Monday, November 21, 2016

What is equality of opportunity?


There was an article written by a social justice warrior (which link I have lost and can't be bothered to google) talking about why the libertarian principle of equality of opportunity is a really bad thing. Even unconstitutional. It proceeded to describe "equality of opportunity" pretty much as "equality of outcome", which is one of the major criticism that egalitarians have about the modern social justice ideology. One example it gave of enforcing "equality of opportunity" was that if a person is born in a rich family, then his money would need to be taken away and distributed equally among the poorer people, to give everybody the same opportunities and not have somebody have an unfair advantage.

This is so wrong at so many levels. For one, that's quite directly what equality of outcome is, not equality of opportunity.

But at the most fundamental level it's a complete misunderstanding of what the principle of "equality of opportunity" means. I don't know if this is a deliberate or a genuine misunderstanding (I wouldn't be surprised if it were the former), but it's completely off the mark. That's not what the concept means at all.

Equality of opportunity is a quasi-legal concept. It means that nobody is socially discriminated based on personal characteristics such as gender, ethnicity, country of origin, sexual orientation, social status, and other such characteristics. More precisely, nobody is discriminated in things like education, hiring, basic freedoms, public services, and so on and so forth, based on those characteristics.

For example, rich and poor, white or black, man or woman, both have the same opportunity to apply to the same job. The employer ought to give a fair chance to everybody regardless of their external inconsequential characteristics, without discrimination, and hire people based on qualifications and merit, rather than based on things like race or sexual orientation.

Educational institutions (such as universities) should offer the exact same opportunity for enrollment to all qualified people regardless of gender, race, social status and so on. Enrollment should be a question of qualifications, not a question of personal characteristics such as race. While in some cases the question of money may become relevant (as most universities in the world are not free), the discrimination should nevertheless not be based on personal characteristics (such as gender, etc.)
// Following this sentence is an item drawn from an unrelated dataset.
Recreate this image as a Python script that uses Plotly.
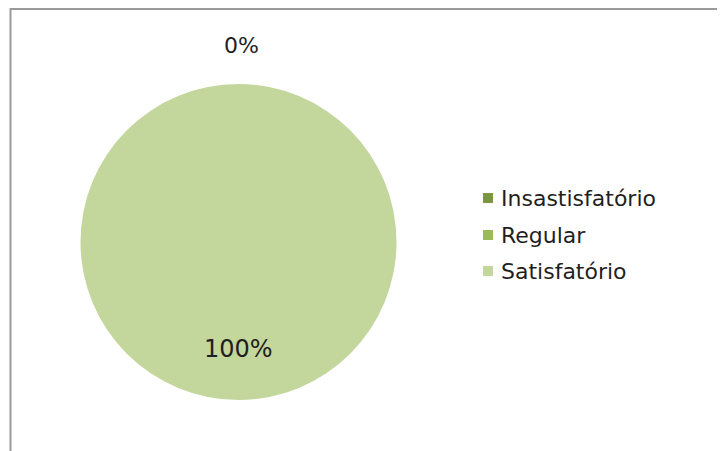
import plotly.graph_objects as go

# ---- data ----
categories = ["Insastisfatório", "Regular", "Satisfatório"]
values = [0, 0, 100]
colors = ["#7b9642", "#9bbb59", "#c3d69b"]

W, H = 725, 451
OFF = 8  # page body margin: figure is drawn 8px right/down of page origin
FONT = "DejaVu Sans"
TXT = "#1f1f1f"


def px(x):
    """page x pixel -> paper coordinate"""
    return (x - OFF) / W


def py(y):
    """page y pixel -> paper coordinate"""
    return 1 - (y - OFF) / H


total = sum(values)
pcts = [round(v / total * 100) for v in values]

fig = go.Figure(
    go.Pie(
        labels=categories,
        values=values,
        marker=dict(colors=colors, line=dict(width=0)),
        sort=False,
        direction="clockwise",
        rotation=0,
        textinfo="none",
        hoverinfo="label+percent",
        showlegend=False,
        domain=dict(x=[px(80), px(397)], y=[py(400), py(84)]),
    )
)

annotations = []
shapes = []

# data labels (0% for the empty slices at top, 100% for the full slice)
annotations.append(dict(x=px(241), y=py(45), xref="paper", yref="paper",
                        text=f"{pcts[0]}%", showarrow=False,
                        font=dict(family=FONT, size=22, color=TXT),
                        xanchor="center", yanchor="middle"))
annotations.append(dict(x=px(238), y=py(349), xref="paper", yref="paper",
                        text=f"{pcts[2]}%", showarrow=False,
                        font=dict(family=FONT, size=24, color=TXT),
                        xanchor="center", yanchor="middle"))

# legend
row_y = [198, 235, 271]
for cat, col, yy in zip(categories, colors, row_y):
    shapes.append(dict(type="rect", xref="paper", yref="paper",
                       x0=px(483), x1=px(493), y0=py(yy - 5), y1=py(yy + 5),
                       fillcolor=col, line=dict(width=0)))
    annotations.append(dict(x=px(499), y=py(yy), xref="paper", yref="paper",
                            text=cat, showarrow=False,
                            font=dict(family=FONT, size=22, color=TXT),
                            xanchor="left", yanchor="middle"))

# chart border
shapes.append(dict(type="rect", xref="paper", yref="paper",
                   x0=px(10.5), x1=px(W + 20), y0=py(H + 20), y1=py(OFF + 1),
                   line=dict(color="#9a9a9a", width=2), fillcolor="rgba(0,0,0,0)"))

fig.update_layout(
    width=W, height=H,
    margin=dict(l=0, r=0, t=0, b=0),
    paper_bgcolor="white",
    plot_bgcolor="white",
    annotations=annotations,
    shapes=shapes,
    showlegend=False,
)

fig.write_html("out.html")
Obviously outcome will not be the same for all people. Not everybody is as qualified as everybody else, not everybody is able or willing to do the same things, not everybody has the same knowledge, experience or skills. The important thing, however, is that they are given the opportunity to pursue whatever path they choose, if they so choose, without being stopped or hindered by personal characteristics, because of discrimination or favoritism.

What this means is that, among other things, hiring quotas are blatantly against this principle of equality of opportunity. Hiring quotas are discrimination based on these personal characteristics, as it's favoritism towards some people with such characteristics, and discrimination against others. Not everybody is given the same opportunity to be hired, based on merit and qualifications. Instead, some people are given preferential treatment based on gender, race, etc. which directly implies that people without those characteristics will be discriminated against.

This is the reason why I, personally, strongly oppose hiring quotas (and other such quotas, eg. in university enrollment). It's discrimination based on gender, race or other such characteristics, which is blatantly against the most fundamental human rights, constitutionalism, and libertarian values.